(INSTRUCTIONS TO FOLLOW) Extract all lines in the data that contain the word "with".

══════════════════════════════

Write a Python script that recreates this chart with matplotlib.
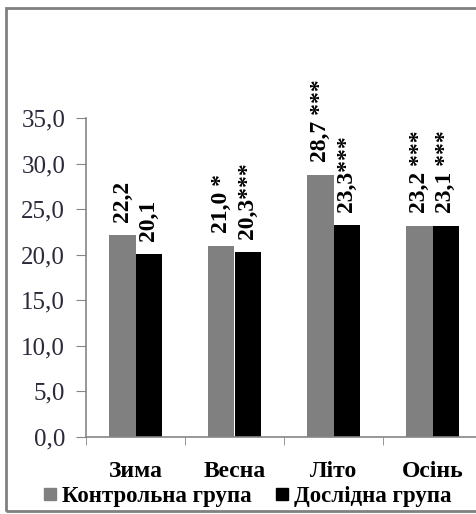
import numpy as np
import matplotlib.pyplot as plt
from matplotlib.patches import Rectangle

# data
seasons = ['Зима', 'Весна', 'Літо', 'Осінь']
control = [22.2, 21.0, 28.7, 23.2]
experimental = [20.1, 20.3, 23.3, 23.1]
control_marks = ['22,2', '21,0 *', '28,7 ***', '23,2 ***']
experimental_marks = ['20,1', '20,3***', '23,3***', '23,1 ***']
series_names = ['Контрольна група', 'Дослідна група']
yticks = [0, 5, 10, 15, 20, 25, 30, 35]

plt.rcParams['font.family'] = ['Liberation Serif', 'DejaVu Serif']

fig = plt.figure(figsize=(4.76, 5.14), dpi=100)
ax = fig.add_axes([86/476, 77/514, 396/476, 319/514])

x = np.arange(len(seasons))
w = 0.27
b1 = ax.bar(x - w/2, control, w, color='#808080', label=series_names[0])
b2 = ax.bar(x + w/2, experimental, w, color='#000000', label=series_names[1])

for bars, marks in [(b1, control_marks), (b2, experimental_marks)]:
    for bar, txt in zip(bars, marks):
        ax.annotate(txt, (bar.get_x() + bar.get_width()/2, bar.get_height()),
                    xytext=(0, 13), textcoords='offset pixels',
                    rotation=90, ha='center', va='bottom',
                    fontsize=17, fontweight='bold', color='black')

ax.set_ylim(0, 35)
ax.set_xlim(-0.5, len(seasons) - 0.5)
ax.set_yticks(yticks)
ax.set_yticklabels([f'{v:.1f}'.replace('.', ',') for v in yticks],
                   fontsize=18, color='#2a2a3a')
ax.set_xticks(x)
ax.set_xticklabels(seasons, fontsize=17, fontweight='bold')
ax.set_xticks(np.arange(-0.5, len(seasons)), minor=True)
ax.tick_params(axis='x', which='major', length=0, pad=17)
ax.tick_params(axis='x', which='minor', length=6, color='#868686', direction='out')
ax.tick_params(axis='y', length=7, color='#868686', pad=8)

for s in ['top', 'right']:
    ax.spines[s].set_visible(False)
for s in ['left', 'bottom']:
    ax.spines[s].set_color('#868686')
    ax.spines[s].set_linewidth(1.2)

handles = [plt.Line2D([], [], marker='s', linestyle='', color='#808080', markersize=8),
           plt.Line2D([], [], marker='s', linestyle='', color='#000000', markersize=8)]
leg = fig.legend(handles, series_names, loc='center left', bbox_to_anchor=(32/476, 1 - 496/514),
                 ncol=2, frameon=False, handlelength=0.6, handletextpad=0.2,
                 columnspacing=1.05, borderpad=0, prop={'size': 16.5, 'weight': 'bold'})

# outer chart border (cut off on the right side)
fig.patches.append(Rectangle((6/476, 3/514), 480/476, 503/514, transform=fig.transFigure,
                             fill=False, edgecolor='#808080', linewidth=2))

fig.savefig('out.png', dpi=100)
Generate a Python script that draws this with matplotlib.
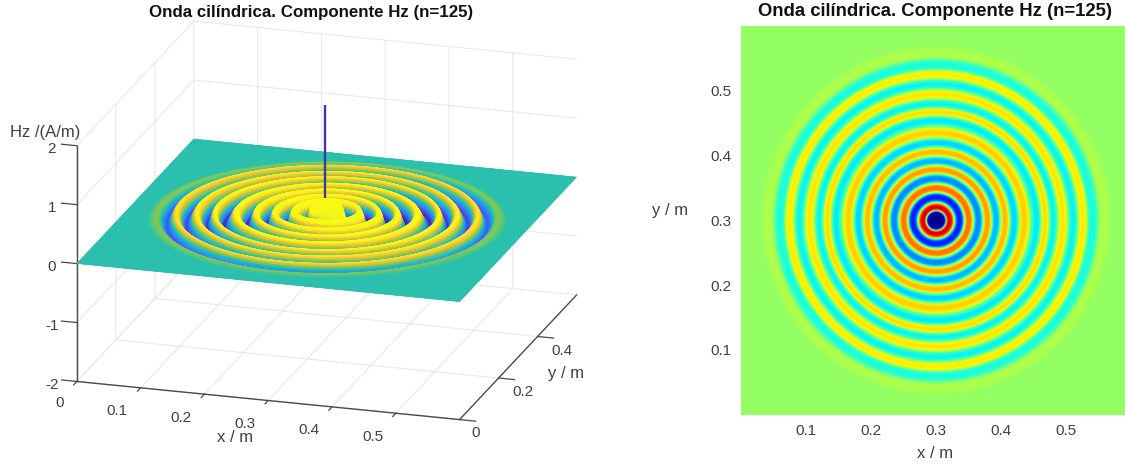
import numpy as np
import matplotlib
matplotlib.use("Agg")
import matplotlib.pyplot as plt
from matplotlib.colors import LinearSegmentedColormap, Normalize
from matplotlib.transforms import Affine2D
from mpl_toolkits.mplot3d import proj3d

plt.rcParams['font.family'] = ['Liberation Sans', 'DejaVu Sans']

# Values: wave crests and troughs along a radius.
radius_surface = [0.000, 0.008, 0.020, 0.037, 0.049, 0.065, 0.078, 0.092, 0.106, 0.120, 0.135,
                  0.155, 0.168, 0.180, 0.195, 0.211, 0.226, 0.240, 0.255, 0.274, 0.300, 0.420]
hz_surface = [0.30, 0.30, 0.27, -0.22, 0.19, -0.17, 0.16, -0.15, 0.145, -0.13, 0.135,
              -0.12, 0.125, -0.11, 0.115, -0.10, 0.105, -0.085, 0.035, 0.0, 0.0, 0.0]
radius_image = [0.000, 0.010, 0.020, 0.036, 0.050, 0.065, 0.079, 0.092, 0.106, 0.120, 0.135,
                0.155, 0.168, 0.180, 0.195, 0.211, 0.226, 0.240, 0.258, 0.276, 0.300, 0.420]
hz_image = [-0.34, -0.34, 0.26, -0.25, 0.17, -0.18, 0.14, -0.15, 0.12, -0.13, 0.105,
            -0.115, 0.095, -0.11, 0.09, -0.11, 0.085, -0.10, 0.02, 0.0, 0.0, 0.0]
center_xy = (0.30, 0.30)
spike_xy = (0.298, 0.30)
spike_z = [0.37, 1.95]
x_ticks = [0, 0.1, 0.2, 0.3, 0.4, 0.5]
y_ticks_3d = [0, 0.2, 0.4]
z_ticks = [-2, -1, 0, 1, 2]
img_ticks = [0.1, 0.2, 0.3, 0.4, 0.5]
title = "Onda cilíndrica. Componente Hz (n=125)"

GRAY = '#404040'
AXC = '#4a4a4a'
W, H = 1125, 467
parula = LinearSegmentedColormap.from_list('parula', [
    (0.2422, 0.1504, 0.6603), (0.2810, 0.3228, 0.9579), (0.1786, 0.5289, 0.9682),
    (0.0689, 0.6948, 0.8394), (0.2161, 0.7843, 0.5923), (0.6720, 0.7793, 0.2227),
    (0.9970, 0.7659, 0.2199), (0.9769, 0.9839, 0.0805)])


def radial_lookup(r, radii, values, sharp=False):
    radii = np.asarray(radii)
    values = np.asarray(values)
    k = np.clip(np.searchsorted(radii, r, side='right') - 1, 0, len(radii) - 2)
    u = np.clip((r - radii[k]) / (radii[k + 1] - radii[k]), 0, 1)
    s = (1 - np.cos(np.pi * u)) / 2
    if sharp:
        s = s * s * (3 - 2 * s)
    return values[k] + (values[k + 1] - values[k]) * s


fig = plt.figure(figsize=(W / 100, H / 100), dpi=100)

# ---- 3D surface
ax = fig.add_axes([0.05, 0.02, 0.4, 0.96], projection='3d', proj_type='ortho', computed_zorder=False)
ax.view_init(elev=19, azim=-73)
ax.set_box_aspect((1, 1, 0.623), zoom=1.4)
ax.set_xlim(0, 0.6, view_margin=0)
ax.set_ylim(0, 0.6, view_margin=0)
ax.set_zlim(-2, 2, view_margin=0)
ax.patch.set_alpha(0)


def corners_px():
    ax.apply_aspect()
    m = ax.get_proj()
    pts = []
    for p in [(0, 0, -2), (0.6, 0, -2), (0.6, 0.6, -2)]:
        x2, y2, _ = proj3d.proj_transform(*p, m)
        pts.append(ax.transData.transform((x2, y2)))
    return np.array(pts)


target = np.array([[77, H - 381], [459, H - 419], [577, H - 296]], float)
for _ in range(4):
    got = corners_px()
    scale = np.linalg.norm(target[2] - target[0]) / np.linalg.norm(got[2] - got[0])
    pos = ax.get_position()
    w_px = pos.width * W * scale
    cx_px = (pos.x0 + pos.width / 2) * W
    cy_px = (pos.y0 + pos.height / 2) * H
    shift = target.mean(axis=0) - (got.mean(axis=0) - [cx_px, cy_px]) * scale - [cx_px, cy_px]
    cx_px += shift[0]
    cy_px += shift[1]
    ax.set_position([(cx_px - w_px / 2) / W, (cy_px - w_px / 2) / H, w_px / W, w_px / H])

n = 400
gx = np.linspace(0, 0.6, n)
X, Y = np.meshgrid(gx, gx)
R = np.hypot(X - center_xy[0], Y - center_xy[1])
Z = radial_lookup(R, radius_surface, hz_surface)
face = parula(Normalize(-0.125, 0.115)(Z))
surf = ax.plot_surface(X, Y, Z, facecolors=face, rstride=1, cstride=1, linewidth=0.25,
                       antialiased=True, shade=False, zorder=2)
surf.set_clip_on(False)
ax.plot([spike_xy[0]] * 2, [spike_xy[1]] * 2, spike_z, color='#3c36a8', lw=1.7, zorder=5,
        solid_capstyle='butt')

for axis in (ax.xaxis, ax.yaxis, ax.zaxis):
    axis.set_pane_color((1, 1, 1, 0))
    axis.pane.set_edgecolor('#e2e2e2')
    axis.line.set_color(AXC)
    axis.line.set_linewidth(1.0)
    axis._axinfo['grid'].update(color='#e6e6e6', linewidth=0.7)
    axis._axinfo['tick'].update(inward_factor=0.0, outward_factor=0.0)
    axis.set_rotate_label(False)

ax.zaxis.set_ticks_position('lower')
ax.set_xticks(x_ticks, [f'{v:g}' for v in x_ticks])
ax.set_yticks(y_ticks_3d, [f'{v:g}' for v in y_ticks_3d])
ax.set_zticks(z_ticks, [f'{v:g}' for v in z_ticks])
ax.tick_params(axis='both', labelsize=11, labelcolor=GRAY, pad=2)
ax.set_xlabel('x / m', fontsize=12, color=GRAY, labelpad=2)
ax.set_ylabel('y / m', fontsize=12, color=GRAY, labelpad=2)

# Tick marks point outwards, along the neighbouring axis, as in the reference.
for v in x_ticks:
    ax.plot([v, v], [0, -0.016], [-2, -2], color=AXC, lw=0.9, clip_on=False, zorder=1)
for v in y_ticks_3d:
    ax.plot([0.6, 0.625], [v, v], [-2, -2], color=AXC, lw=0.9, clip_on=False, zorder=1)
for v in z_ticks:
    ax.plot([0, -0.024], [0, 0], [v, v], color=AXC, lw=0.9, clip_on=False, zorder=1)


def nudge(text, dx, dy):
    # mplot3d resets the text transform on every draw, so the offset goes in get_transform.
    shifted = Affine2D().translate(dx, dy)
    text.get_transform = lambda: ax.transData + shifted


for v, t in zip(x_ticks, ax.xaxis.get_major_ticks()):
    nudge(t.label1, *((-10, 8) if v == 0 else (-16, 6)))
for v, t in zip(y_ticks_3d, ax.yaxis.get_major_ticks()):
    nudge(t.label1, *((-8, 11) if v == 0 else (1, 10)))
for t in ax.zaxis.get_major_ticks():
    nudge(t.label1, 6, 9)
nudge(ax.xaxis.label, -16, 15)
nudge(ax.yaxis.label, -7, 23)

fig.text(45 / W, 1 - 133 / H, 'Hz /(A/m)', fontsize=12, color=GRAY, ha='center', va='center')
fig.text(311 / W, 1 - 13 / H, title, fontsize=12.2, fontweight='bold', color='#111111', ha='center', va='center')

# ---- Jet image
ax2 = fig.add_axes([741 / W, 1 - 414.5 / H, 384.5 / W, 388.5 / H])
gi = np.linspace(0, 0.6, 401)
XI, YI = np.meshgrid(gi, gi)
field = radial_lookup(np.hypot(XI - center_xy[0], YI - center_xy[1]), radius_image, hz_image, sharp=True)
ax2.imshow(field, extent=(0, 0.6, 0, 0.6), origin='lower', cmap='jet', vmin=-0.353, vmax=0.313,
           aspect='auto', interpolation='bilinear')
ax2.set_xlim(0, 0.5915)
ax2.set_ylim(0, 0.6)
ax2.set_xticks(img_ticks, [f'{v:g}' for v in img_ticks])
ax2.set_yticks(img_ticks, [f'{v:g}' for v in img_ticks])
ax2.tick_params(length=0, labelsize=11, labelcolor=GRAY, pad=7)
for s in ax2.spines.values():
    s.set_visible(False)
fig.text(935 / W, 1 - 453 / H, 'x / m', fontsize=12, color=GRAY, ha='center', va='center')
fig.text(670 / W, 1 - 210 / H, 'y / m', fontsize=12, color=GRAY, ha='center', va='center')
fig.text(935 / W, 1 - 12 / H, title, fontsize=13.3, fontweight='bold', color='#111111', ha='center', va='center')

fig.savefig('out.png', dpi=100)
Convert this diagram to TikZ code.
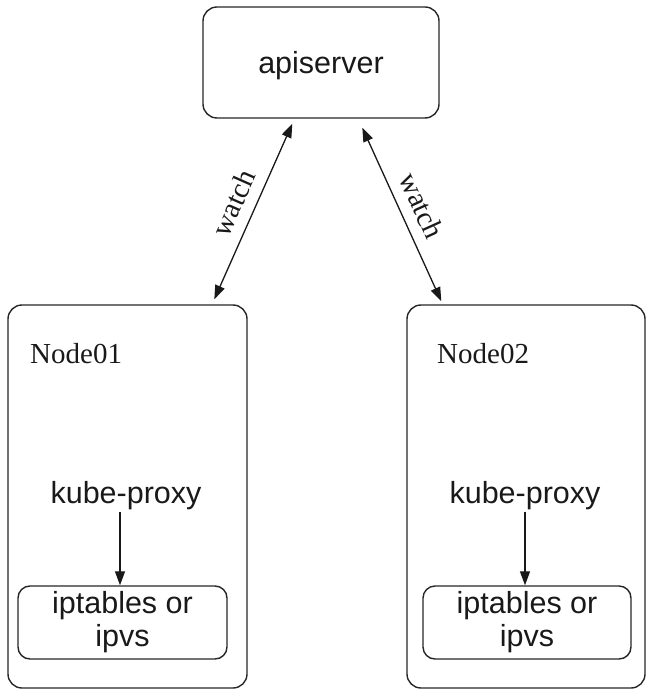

══════════════════════════════

(THE COMPLETED TASK)
Write a Python script that recreates this chart with matplotlib.
Generate a Python script that draws this with matplotlib.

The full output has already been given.